(EXERCISE): Count up the lines in the following listing that hold the word "this", then give only that count.

(DATA TO PROCESS):
□ □ □ □ □

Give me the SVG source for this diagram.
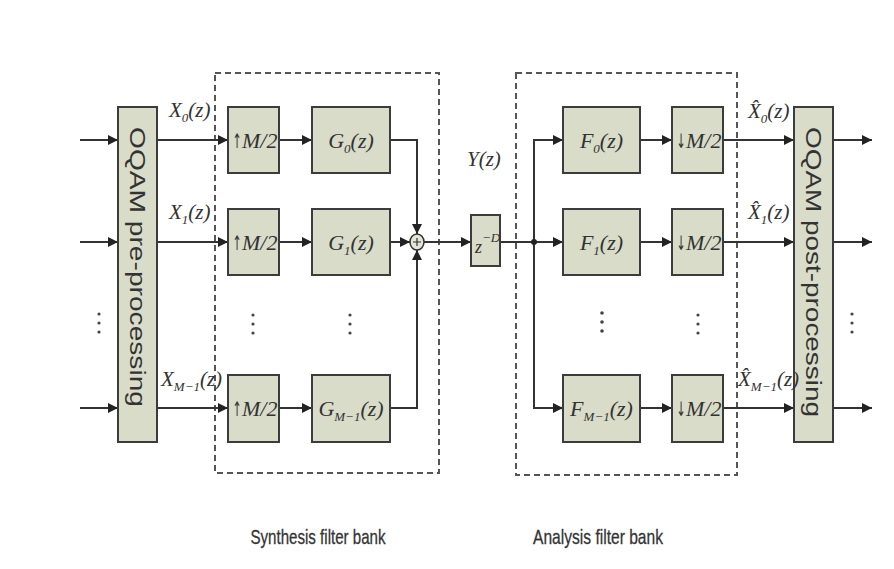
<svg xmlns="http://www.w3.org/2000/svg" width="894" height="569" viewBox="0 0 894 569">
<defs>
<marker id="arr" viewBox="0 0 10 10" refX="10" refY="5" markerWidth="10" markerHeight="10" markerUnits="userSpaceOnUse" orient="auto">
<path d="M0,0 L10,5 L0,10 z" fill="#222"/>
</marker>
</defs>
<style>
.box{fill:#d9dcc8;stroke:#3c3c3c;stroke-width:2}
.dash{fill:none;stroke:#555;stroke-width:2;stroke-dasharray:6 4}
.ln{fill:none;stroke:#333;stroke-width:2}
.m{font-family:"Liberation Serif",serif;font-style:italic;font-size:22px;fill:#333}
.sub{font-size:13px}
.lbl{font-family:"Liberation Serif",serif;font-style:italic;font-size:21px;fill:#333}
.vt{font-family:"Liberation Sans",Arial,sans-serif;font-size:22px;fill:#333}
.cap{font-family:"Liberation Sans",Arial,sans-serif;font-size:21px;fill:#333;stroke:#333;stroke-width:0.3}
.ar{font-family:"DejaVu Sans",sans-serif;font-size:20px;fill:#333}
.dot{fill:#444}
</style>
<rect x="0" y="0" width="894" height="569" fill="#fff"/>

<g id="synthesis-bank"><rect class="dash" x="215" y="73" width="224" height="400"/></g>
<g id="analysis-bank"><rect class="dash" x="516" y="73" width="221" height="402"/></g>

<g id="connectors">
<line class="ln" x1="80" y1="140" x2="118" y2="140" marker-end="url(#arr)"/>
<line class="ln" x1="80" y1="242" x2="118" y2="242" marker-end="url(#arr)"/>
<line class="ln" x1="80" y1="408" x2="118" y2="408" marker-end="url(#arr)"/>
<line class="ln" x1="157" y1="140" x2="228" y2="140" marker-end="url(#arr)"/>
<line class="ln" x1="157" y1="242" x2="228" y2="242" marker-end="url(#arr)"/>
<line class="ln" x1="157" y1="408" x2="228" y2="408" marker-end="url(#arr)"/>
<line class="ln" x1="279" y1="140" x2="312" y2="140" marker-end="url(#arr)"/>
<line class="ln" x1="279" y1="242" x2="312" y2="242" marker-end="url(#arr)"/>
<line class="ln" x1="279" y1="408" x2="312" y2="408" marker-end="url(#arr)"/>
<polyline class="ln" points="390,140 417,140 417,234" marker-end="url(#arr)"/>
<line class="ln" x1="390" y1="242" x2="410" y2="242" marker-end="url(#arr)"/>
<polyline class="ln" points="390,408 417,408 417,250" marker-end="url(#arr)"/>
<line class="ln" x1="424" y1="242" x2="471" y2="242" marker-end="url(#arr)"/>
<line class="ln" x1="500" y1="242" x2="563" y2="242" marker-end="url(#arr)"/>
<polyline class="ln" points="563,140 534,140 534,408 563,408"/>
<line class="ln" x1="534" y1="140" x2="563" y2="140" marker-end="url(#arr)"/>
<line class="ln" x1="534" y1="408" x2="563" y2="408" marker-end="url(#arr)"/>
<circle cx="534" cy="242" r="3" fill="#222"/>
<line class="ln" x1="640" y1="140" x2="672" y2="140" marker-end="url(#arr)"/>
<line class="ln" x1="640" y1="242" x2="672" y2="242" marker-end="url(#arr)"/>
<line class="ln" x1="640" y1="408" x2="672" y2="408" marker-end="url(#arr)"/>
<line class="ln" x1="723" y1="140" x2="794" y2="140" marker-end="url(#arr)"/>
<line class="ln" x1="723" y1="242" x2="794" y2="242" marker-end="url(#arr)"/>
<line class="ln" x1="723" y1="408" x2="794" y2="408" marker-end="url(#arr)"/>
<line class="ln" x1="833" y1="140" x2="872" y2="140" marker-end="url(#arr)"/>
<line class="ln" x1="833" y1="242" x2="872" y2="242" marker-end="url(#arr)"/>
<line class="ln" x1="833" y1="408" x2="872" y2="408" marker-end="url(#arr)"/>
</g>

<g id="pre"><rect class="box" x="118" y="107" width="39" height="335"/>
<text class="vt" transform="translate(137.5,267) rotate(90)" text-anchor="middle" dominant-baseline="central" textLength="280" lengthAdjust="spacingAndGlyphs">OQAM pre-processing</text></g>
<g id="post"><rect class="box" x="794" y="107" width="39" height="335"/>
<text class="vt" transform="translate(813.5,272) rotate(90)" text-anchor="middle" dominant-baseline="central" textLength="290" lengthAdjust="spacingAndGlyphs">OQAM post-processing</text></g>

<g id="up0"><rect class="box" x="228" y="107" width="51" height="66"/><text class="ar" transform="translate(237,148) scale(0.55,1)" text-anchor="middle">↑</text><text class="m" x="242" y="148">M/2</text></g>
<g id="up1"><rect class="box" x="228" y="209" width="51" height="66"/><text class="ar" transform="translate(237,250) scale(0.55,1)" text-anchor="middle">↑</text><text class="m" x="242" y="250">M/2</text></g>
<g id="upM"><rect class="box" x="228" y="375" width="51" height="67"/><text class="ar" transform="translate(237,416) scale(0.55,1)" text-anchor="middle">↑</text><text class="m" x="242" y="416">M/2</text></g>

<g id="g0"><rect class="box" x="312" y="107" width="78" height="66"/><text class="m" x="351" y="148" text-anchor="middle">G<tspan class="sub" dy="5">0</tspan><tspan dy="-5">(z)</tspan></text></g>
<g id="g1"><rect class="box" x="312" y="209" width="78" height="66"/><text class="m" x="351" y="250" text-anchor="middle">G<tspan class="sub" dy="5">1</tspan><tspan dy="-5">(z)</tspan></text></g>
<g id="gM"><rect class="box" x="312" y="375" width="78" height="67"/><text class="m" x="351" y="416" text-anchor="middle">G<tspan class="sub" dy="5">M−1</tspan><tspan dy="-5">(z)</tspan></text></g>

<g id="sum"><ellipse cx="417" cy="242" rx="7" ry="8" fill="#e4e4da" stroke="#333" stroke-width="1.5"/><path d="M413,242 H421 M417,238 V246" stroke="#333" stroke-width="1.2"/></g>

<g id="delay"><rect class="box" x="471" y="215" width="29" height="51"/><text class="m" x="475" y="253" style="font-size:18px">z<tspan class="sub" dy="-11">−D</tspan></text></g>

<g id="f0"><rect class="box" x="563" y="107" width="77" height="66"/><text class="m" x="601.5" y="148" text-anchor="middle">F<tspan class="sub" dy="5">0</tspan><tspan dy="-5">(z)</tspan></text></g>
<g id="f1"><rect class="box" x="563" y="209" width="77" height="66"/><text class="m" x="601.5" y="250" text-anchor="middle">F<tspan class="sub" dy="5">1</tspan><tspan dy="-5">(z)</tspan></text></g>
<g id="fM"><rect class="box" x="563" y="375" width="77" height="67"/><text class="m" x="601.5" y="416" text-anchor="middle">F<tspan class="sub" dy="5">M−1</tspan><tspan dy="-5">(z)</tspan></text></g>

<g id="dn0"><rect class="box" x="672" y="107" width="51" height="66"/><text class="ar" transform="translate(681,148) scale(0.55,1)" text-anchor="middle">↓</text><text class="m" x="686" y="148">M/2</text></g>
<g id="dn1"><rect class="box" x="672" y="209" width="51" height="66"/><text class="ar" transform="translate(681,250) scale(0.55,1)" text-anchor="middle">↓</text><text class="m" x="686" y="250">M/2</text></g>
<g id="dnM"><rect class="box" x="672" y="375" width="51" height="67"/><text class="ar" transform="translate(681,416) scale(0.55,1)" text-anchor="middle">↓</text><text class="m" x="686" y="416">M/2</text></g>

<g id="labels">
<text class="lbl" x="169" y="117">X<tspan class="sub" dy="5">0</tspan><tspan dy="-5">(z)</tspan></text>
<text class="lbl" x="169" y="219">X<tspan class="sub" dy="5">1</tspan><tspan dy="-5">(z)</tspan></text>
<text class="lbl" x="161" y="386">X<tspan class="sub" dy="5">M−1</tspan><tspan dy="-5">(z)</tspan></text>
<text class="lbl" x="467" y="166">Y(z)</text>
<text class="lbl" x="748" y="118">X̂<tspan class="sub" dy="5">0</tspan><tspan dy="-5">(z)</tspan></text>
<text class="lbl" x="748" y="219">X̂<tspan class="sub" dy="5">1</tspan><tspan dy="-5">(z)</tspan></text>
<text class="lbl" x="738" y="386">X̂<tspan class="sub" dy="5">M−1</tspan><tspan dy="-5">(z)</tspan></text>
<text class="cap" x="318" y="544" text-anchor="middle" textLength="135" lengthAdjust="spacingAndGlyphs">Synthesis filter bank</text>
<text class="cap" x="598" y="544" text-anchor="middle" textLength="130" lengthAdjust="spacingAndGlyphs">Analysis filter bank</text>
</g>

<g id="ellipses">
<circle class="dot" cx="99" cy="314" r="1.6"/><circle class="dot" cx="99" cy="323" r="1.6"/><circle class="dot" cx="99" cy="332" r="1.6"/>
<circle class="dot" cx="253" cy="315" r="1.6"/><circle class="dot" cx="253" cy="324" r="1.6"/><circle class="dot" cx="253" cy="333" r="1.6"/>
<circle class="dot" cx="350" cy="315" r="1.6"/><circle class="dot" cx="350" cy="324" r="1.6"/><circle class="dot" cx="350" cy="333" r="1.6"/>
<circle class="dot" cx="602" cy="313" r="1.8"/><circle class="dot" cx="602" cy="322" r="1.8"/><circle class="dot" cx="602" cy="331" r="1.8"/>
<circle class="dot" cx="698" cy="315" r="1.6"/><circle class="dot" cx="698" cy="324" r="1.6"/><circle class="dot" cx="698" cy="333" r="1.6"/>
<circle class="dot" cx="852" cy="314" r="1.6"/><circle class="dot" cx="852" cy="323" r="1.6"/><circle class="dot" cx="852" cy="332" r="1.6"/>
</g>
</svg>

□ □ □ □ □

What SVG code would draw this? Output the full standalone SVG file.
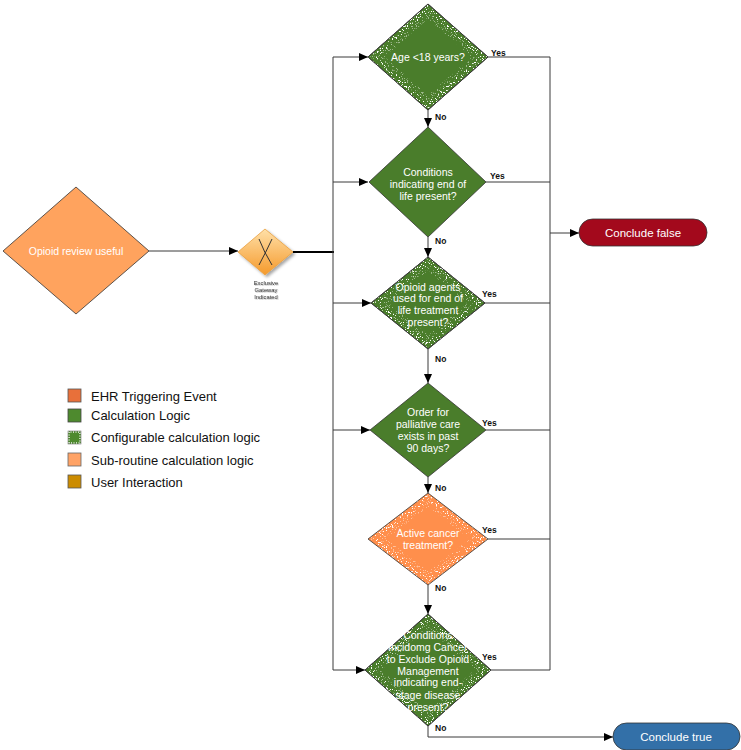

□ □ □ □ □

(OUTPUT OF THE EXERCISE): 2